# start of INFORMATION PROVIDED
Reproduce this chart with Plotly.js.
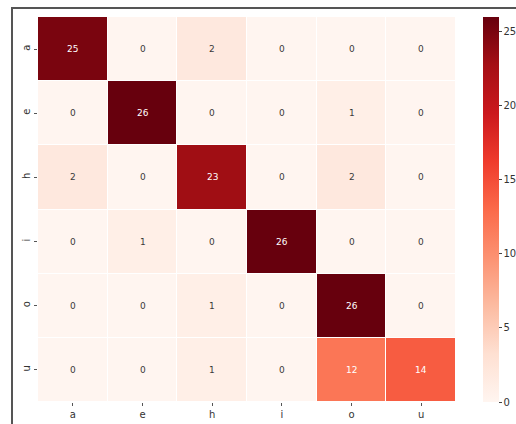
<!DOCTYPE html>
<html>
<head>
<meta charset="utf-8">
<script src="https://cdn.plot.ly/plotly-3.0.1.min.js"></script>
<style>
html,body{margin:0;padding:0;background:#fff;}
#wrap{position:relative;width:516px;height:424px;overflow:hidden;}
#frame{position:absolute;left:11px;top:7px;width:520px;height:430px;border-left:2px solid #555;border-top:2px solid #555;pointer-events:none;z-index:5;}
#chart{position:absolute;left:0;top:0;width:516px;height:424px;}
</style>
</head>
<body>
<div id="wrap"><div id="chart"></div><div id="frame"></div></div>
<script>
const predicted = ['a','e','h','i','o','u'];
const actual = ['a','e','h','i','o','u'];
const counts = [
  [25, 0, 2, 0, 0, 0],
  [0, 26, 0, 0, 1, 0],
  [2, 0, 23, 0, 2, 0],
  [0, 1, 0, 26, 0, 0],
  [0, 0, 1, 0, 26, 0],
  [0, 0, 1, 0, 12, 14]
];
const colorbarTicks = [0, 5, 10, 15, 20, 25];

const reds = [
  [0.0, '#fff5f0'], [0.125, '#fee0d2'], [0.25, '#fcbba1'], [0.375, '#fc9272'],
  [0.5, '#fb6a4a'], [0.625, '#ef3b2c'], [0.75, '#cb181d'], [0.875, '#a50f15'], [1.0, '#67000d']
];

const annotations = [];
actual.forEach((r, i) => {
  predicted.forEach((c, j) => {
    const v = counts[i][j];
    annotations.push({
      x: c, y: r, xref: 'x', yref: 'y', text: String(v), showarrow: false,
      font: {family: 'DejaVu Sans', size: 9, color: v >= 10 ? '#ffffff' : '#3a3a3a'}
    });
  });
});

const trace = {
  type: 'heatmap', x: predicted, y: actual, z: counts,
  colorscale: reds, zmin: 0, zmax: 26, xgap: 1, ygap: 1,
  hoverinfo: 'none',
  colorbar: {
    x: 1.0646, xanchor: 'left', xpad: 0, ypad: 0, y: 0, yanchor: 'bottom', len: 1.0,
    thickness: 16, outlinewidth: 0,
    tickvals: colorbarTicks, ticks: 'outside', ticklen: 3, tickcolor: '#444',
    tickfont: {family: 'DejaVu Sans', size: 10, color: '#333'}
  }
};

const layout = {
  width: 516, height: 424,
  margin: {l: 38, r: 60, t: 17, b: 22, autoexpand: false},
  paper_bgcolor: '#fff', plot_bgcolor: '#fff',
  annotations: annotations,
  xaxis: {
    type: 'category', showgrid: false, zeroline: false, showline: false,
    ticks: 'outside', ticklen: 3, tickcolor: '#555', automargin: false,
    tickfont: {family: 'DejaVu Sans', size: 10, color: '#333'}
  },
  yaxis: {
    type: 'category', autorange: 'reversed', showgrid: false, zeroline: false, showline: false,
    ticks: 'outside', ticklen: 3, tickcolor: '#555', tickangle: -90, automargin: false,
    tickfont: {family: 'DejaVu Sans', size: 10, color: '#333'}
  }
};

Plotly.newPlot('chart', [trace], layout, {displayModeBar: false, staticPlot: true});
</script>
</body>
</html>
# end of INFORMATION PROVIDED
# TASK TO CARRY OUT:
Repeat the data exactly, excluding the pictures.

# FULL RESPONSE:
Reproduce this chart with Plotly.js.
<!DOCTYPE html>
<html>
<head>
<meta charset="utf-8">
<script src="https://cdn.plot.ly/plotly-3.0.1.min.js"></script>
<style>
html,body{margin:0;padding:0;background:#fff;}
#wrap{position:relative;width:516px;height:424px;overflow:hidden;}
#frame{position:absolute;left:11px;top:7px;width:520px;height:430px;border-left:2px solid #555;border-top:2px solid #555;pointer-events:none;z-index:5;}
#chart{position:absolute;left:0;top:0;width:516px;height:424px;}
</style>
</head>
<body>
<div id="wrap"><div id="chart"></div><div id="frame"></div></div>
<script>
const predicted = ['a','e','h','i','o','u'];
const actual = ['a','e','h','i','o','u'];
const counts = [
  [25, 0, 2, 0, 0, 0],
  [0, 26, 0, 0, 1, 0],
  [2, 0, 23, 0, 2, 0],
  [0, 1, 0, 26, 0, 0],
  [0, 0, 1, 0, 26, 0],
  [0, 0, 1, 0, 12, 14]
];
const colorbarTicks = [0, 5, 10, 15, 20, 25];

const reds = [
  [0.0, '#fff5f0'], [0.125, '#fee0d2'], [0.25, '#fcbba1'], [0.375, '#fc9272'],
  [0.5, '#fb6a4a'], [0.625, '#ef3b2c'], [0.75, '#cb181d'], [0.875, '#a50f15'], [1.0, '#67000d']
];

const annotations = [];
actual.forEach((r, i) => {
  predicted.forEach((c, j) => {
    const v = counts[i][j];
    annotations.push({
      x: c, y: r, xref: 'x', yref: 'y', text: String(v), showarrow: false,
      font: {family: 'DejaVu Sans', size: 9, color: v >= 10 ? '#ffffff' : '#3a3a3a'}
    });
  });
});

const trace = {
  type: 'heatmap', x: predicted, y: actual, z: counts,
  colorscale: reds, zmin: 0, zmax: 26, xgap: 1, ygap: 1,
  hoverinfo: 'none',
  colorbar: {
    x: 1.0646, xanchor: 'left', xpad: 0, ypad: 0, y: 0, yanchor: 'bottom', len: 1.0,
    thickness: 16, outlinewidth: 0,
    tickvals: colorbarTicks, ticks: 'outside', ticklen: 3, tickcolor: '#444',
    tickfont: {family: 'DejaVu Sans', size: 10, color: '#333'}
  }
};

const layout = {
  width: 516, height: 424,
  margin: {l: 38, r: 60, t: 17, b: 22, autoexpand: false},
  paper_bgcolor: '#fff', plot_bgcolor: '#fff',
  annotations: annotations,
  xaxis: {
    type: 'category', showgrid: false, zeroline: false, showline: false,
    ticks: 'outside', ticklen: 3, tickcolor: '#555', automargin: false,
    tickfont: {family: 'DejaVu Sans', size: 10, color: '#333'}
  },
  yaxis: {
    type: 'category', autorange: 'reversed', showgrid: false, zeroline: false, showline: false,
    ticks: 'outside', ticklen: 3, tickcolor: '#555', tickangle: -90, automargin: false,
    tickfont: {family: 'DejaVu Sans', size: 10, color: '#333'}
  }
};

Plotly.newPlot('chart', [trace], layout, {displayModeBar: false, staticPlot: true});
</script>
</body>
</html>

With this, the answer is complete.